Os Emirados Árabes Unidos chegam aos 50 anos nesta quinta-feira (2) em plena expansão de seu poder regional, projeto que reflete a consolidação de um dos pontos mais paradoxais de todo o Oriente Médio.

Essa faixa costeira na península Arábica, do tamanho aproximado de Pernambuco, sempre viveu espremida entre a aridez do deserto às suas costas e as possibilidades que o golfo Pérsico lhe ofertava: até o século 19, pirataria e comércio; depois, pérolas e petróleo; e agora, negócios, logística e turismo.

O resultado é uma combinação inusitada de tolerância religiosa e intolerância política, de um cenário futurista de arranha-céus impossíveis de Dubai e a onipresença da areia em cada pedaço de solo que não está coberto pela intervenção humana.

O tradicional espetáculo com chafarizes em frente ao Burj Khalifa (dir.), maior prédio do mundo, no centro de Dubai
O tradicional espetáculo com chafarizes em frente ao Burj Khalifa (dir.), maior prédio do mundo, no centro de Dubai - Mohammed Salem - 30.set.21/Reuters

Ação essa que é tocada por um exército quase invisível de trabalhadores mais pobres de países asiáticos, como prova o paquistanês Mahmoud, 32. Ele, que hoje dirige um carro de frota que atende clientes particulares e corridas da Uber, chegou a Dubai em 2014 para trabalhar na construção civil.

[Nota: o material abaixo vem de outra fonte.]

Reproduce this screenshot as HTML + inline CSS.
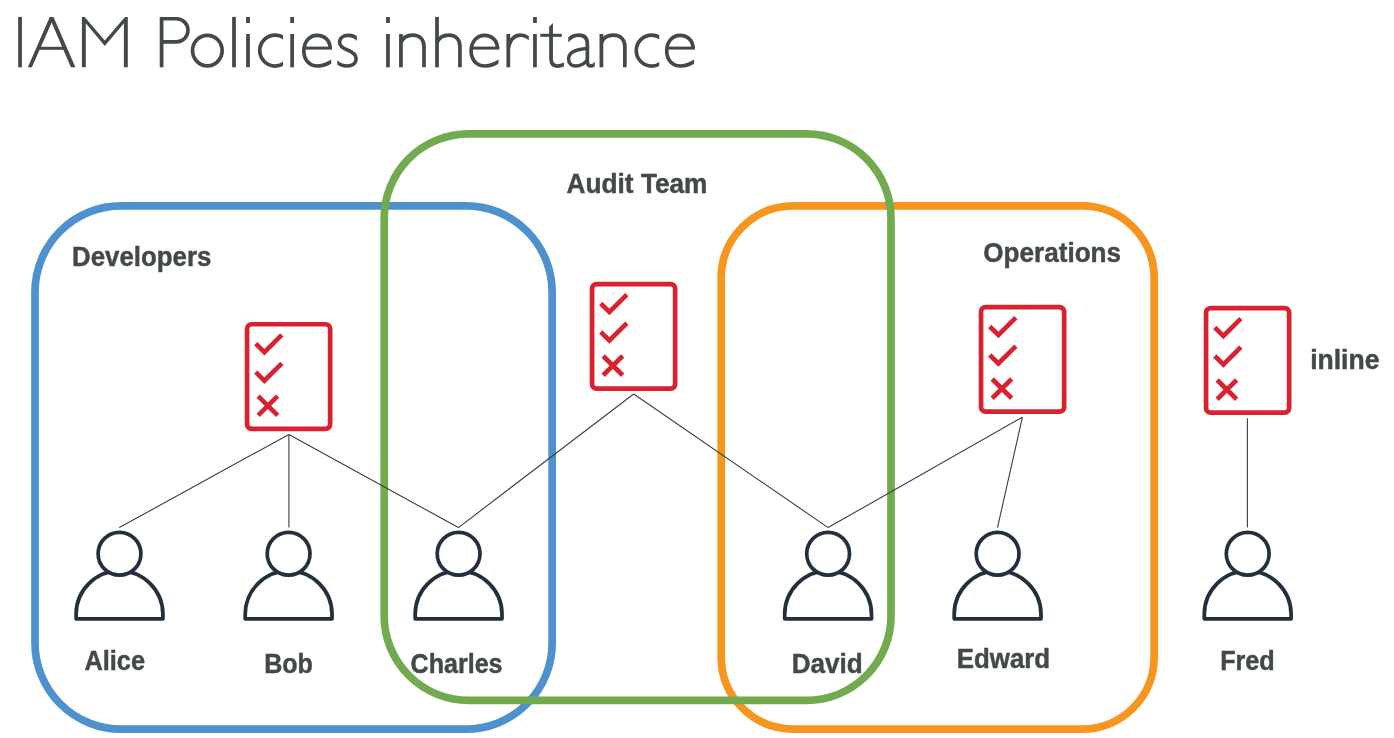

"Ganhava o equivalente a US$ 1.500 [R$ 8,5 mil, na cotação atual] por mês. Era pouco, então mandava quase tudo para a minha família e vivia às custas da construtora, que nos acomodava em galpões e dava comida duas vezes por dia. Agora as coisas estão melhores, ganho duas vezes mais, às vezes três", diz, pedindo reserva sobre seu sobrenome.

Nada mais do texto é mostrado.